Despite chaos in the Middle East, and Japan, the U.S. economy is showing robust signs of recovery. Manufacturing in the U.S. has expanded to a seven year high on inventory rebuilding, and is in fact the leading sector in the economy. The U.S.unemployment rate has dropped to a two year low of 8.8%, and higher payrolls are leading to a pickup in consumption. A weaker dollar has led to a dramatic expansion in exports,and the agricultural sector (the largest U.S. export) is doing particularly well due also to high food prices. Company CEO’s are bullish, as are small enterprises which may have lagged in this economic rebound, but are now snapping back suggesting that the recovery is becoming self sustaining. Despite a depressed real estate market, stocks have had a good quarter, leading to a positive “wealth effect”. There is still a great deal of money flowing out of low yielding money market funds and into stocks.


Despite the fiscal disasters of Ireland, Greece, and Portugal (which only total 5-6% of the European economy), the German economy is so strong that it is pulling Europe up with it, particularly France and Italy. Economic restructuring in Spain has been drastic, and will work. There is relative optimism that Europe has put the worst of its economic fires out.


In the emerging markets, there has been monetary policy tightening in order to subdue inflation, but commodity demand from these regions remains very strong. Brazilian interest rates are nearly at 12% and are expected to rise again in April. Nonetheless, the Brazilian Finance Minister has noted that inflation was already starting to ebb after the recent spike in food and energy costs. China too has been raising interest rates and will probably do so again soon in an attempt to cool down its inflation. Chinese electricity growth (a better measure of GDP growth than government statistics) is estimated to reach 12% in 2011. Emerging market companies are under increasing pressure over raw material cost prices, because they have greater difficulties passing higher costs on to consumers and have lower margins on their exports than American companies.


Chinese inflation is largely imported. While Chinese consumer prices were up 8.7% from a year ago, 90% of that price rise was from food alone. Excluding food, Chinese “core” inflation is only at 1.6%, and without energy the “core” rate is only 1.1% Chinese core inflation actually decreased in March vs. February.
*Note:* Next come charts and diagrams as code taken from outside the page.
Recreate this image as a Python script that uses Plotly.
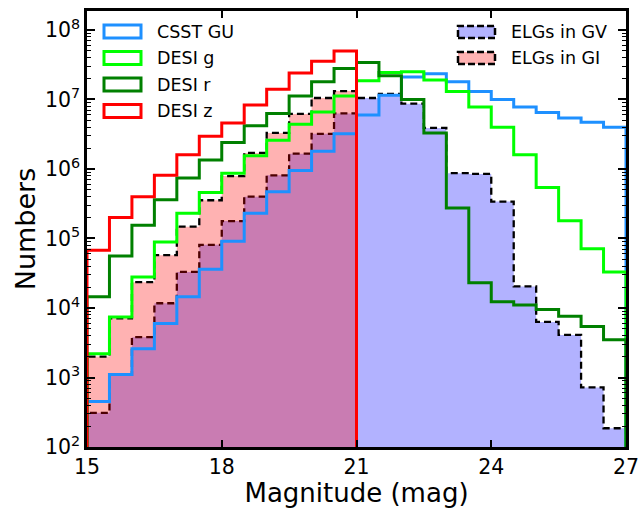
import numpy as np
import plotly.graph_objects as go

# ---- data (counts per 0.5-mag bin) ----
bin_edges = [15 + 0.5 * i for i in range(25)]

csst_gu = [450, 1100, 2600, 6000, 14500, 36000, 91000, 2.3e5, 4.7e5, 9.5e5, 1.8e6, 3.2e6,
           6.0e6, 1.15e7, 2.1e7, 2.35e7, 1.8e7, 1.3e7, 1.0e7, 7.8e6, 6.5e6, 5.4e6, 4.7e6, 4.0e6]
desi_g = [2200, 7400, 28000, 89000, 2.3e5, 4.6e5, 8.7e5, 1.55e6, 2.6e6, 4.4e6, 6.6e6, 1.12e7,
          1.86e7, 2.45e7, 2.5e7, 1.9e7, 1.3e7, 7.8e6, 4.0e6, 1.6e6, 5.4e5, 1.8e5, 71000, 33000]
desi_r = [14500, 56000, 1.55e5, 3.6e5, 7.4e5, 1.35e6, 2.4e6, 4.2e6, 6.3e6, 1.12e7, 1.8e7, 2.8e7,
          3.4e7, 2.2e7, 1.0e7, 3.3e6, 2.75e5, 23000, 12300, 11000, 9500, 7600, 5400, 3500]
desi_z = [68000, 2.0e5, 4.0e5, 8.1e5, 1.6e6, 2.95e6, 4.6e6, 8.3e6, 1.4e7, 2.4e7, 3.55e7, 5.0e7,
          0, 0, 0, 0, 0, 0, 0, 0, 0, 0, 0, 0]
elg_gi = [2000, 7100, 23500, 57500, 1.48e5, 3.55e5, 7.9e5, 1.7e6, 3.3e6, 6.2e6, 1.05e7, 1.32e7,
          0, 0, 0, 0, 0, 0, 0, 0, 0, 0, 0, 0]
elg_gv = [310, 1100, 3800, 11700, 33000, 81000, 1.78e5, 4.0e5, 8.1e5, 1.66e6, 3.2e6, 6.3e6,
          1.05e7, 1.2e7, 8.7e6, 3.9e6, 8.7e5, 8.5e5, 3.4e5, 20400, 6300, 4100, 720, 186]

x_ticks = [15, 18, 21, 24, 27]
y_exps = [2, 3, 4, 5, 6, 7, 8]

FLOOR = 1.0  # below visible range, used for zero counts / baseline


def step_path(edges, counts):
    xs, ys = [edges[0]], [FLOOR]
    for i, c in enumerate(counts):
        v = c if c > 0 else FLOOR
        xs += [edges[i], edges[i + 1]]
        ys += [v, v]
    xs.append(edges[-1])
    ys.append(FLOOR)
    return xs, ys


fig = go.Figure()

# filled ELG histograms
for counts, fillc in [(elg_gv, "rgba(0,0,255,0.3)"), (elg_gi, "rgba(255,0,0,0.3)")]:
    xs, ys = step_path(bin_edges, counts)
    fig.add_trace(go.Scatter(x=xs, y=ys, mode="lines", fill="toself", fillcolor=fillc,
                             line=dict(color="black", width=2.3, dash="7px,4px"),
                             showlegend=False, hoverinfo="skip"))

# step outlines
line_specs = [(csst_gu, "#1E90FF"), (desi_g, "#00FF00"), (desi_r, "#008000"), (desi_z, "#FF0000")]
for counts, col in line_specs:
    xs, ys = step_path(bin_edges, counts)
    fig.add_trace(go.Scatter(x=xs, y=ys, mode="lines", line=dict(color=col, width=3),
                             showlegend=False, hoverinfo="skip"))

L, R, T, B = 87, 13, 11, 61
W, H = 639, 508
pw, ph = W - L - R, H - T - B


def px2paper(px, py):
    return (px - L) / pw, (H - B - py) / ph


shapes = []
annotations = []
font_fam = "DejaVu Sans"
# left legend
left_items = [("CSST GU", "#1E90FF"), ("DESI g", "#00FF00"), ("DESI r", "#008000"), ("DESI z", "#FF0000")]
for i, (lab, col) in enumerate(left_items):
    cy = 31.5 + 26.5 * i
    x0, y0 = px2paper(104, cy + 6.5)
    x1, y1 = px2paper(141, cy - 6.5)
    shapes.append(dict(type="rect", xref="paper", yref="paper", x0=x0, x1=x1, y0=y0, y1=y1,
                       line=dict(color=col, width=3), fillcolor="rgba(0,0,0,0)"))
    tx, ty = px2paper(155, cy)
    annotations.append(dict(text=lab, xref="paper", yref="paper", x=tx, y=ty, xanchor="left",
                            yanchor="middle", showarrow=False, font=dict(size=17.5, color="black", family=font_fam)))
# right legend
right_items = [("ELGs in GV", "#B3B3FF"), ("ELGs in GI", "#FFB3B3")]
for i, (lab, col) in enumerate(right_items):
    cy = 32 + 26 * i
    x0, y0 = px2paper(458, cy + 6)
    x1, y1 = px2paper(495, cy - 6)
    shapes.append(dict(type="rect", xref="paper", yref="paper", x0=x0, x1=x1, y0=y0, y1=y1,
                       line=dict(color="black", width=2.5, dash="7px,3px"), fillcolor=col))
    tx, ty = px2paper(509, cy)
    annotations.append(dict(text=lab, xref="paper", yref="paper", x=tx, y=ty, xanchor="left",
                            yanchor="middle", showarrow=False, font=dict(size=17.5, color="black", family=font_fam)))

minor_vals = [m * 10 ** e for e in range(1, 9) for m in range(2, 10)]

fig.update_layout(
    width=W, height=H,
    margin=dict(l=L, r=R, t=T, b=B, autoexpand=False),
    paper_bgcolor="white", plot_bgcolor="white",
    font=dict(family=font_fam, color="black"),
    shapes=shapes, annotations=annotations,
    showlegend=False,
)
fig.update_xaxes(
    range=[15, 27], tickvals=x_ticks, ticktext=[str(v) for v in x_ticks],
    ticks="inside", ticklen=7, tickwidth=1.5, tickcolor="black",
    showline=True, linewidth=2.5, linecolor="black", mirror="ticks",
    showgrid=False, zeroline=False, automargin=False, ticklabeloverflow="allow",
    tickfont=dict(size=20.5, family=font_fam),
    title=dict(text="Magnitude (mag)", font=dict(size=26, family=font_fam), standoff=0),
)
fig.update_yaxes(
    type="log", range=[2, 8.273],
    tickvals=[10 ** e for e in y_exps], ticktext=[f"10<sup>{e}</sup>" for e in y_exps],
    ticks="inside", ticklen=8, tickwidth=1.5, tickcolor="black",
    minor=dict(tickmode="array", tickvals=minor_vals, ticks="inside", ticklen=4, tickwidth=1.2, tickcolor="black", showgrid=False),
    showline=True, linewidth=2.5, linecolor="black", mirror="ticks",
    showgrid=False, zeroline=False, automargin=False, ticklabeloverflow="allow",
    tickfont=dict(size=20.5, family=font_fam),
    title=dict(text="Numbers", font=dict(size=27, family=font_fam), standoff=2),
)

fig.write_html("out.html", config={"displayModeBar": False},
               post_script="document.body.style.margin='0px';document.body.style.overflow='hidden';")
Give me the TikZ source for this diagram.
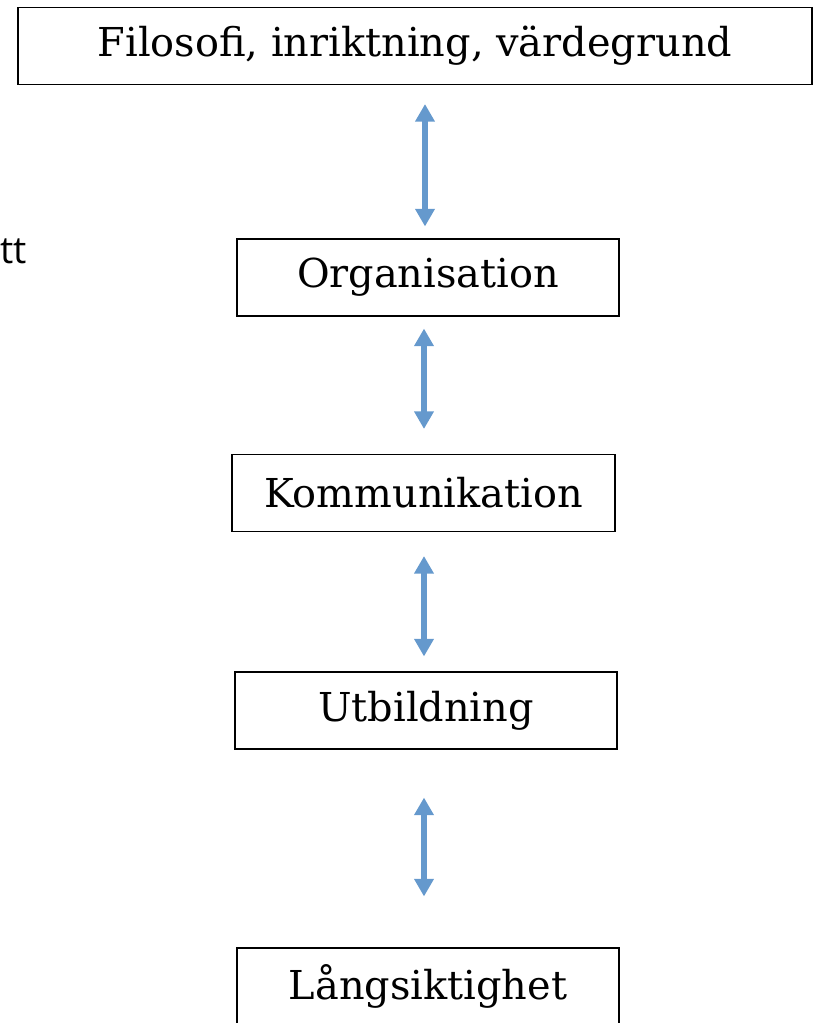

Assuming that food and energy prices may begin to stabilize now, it is likely that we are nearing the top of the emerging market interest rate cycle, and as inflation begins to calm down, emerging market companies should begin to perform better. Until that point, however, expect American stocks to outperform.


Inflation in the U.S. is understated because of the bearish housing market. If we look at “pipeline” inflation, like factory orders, there are huge price pressures building . Import prices from China are up as well. The Federal Reserve’s U.S. “core” inflation is only at 1.1% over the past year. The CPI stripped of its housing component, which comprises some 40% of core inflation, is considerably higher, closer to 2.7%, and likely to rise further. With input costs rising sharply for manufacturers, it is only a matter of time before higher costs catch up with consumers. This would correspond with Walmart CEO Bill Simon’s recent announcement that “inflation is going to be serious”. Europe has an even more acute inflation problem than the US because of indexation of wages, high unionization, and no housing component in the statistic.


In an inflationary environment, long duration bonds are a losing proposition. Gold, Silver, Copper, Iron Ore should continue to benefit from the economic outlook or from fears over inflation. Oil should stabilize near current elevated levels, but longer term will be driven still higher due to demand growth outstripping supply growth. U.S. stocks are breaking out, while the Dow Transportation Average, commonly considered a predictor for stocks is showing broad based strength.. The Federal Reserve’s “QE2” policy will finish at the end of June, and the Fed’s balance sheet will stabilize until September. While some analysts expect another round of quantitative easing, it is more likely that further recovery will eliminate the need for it.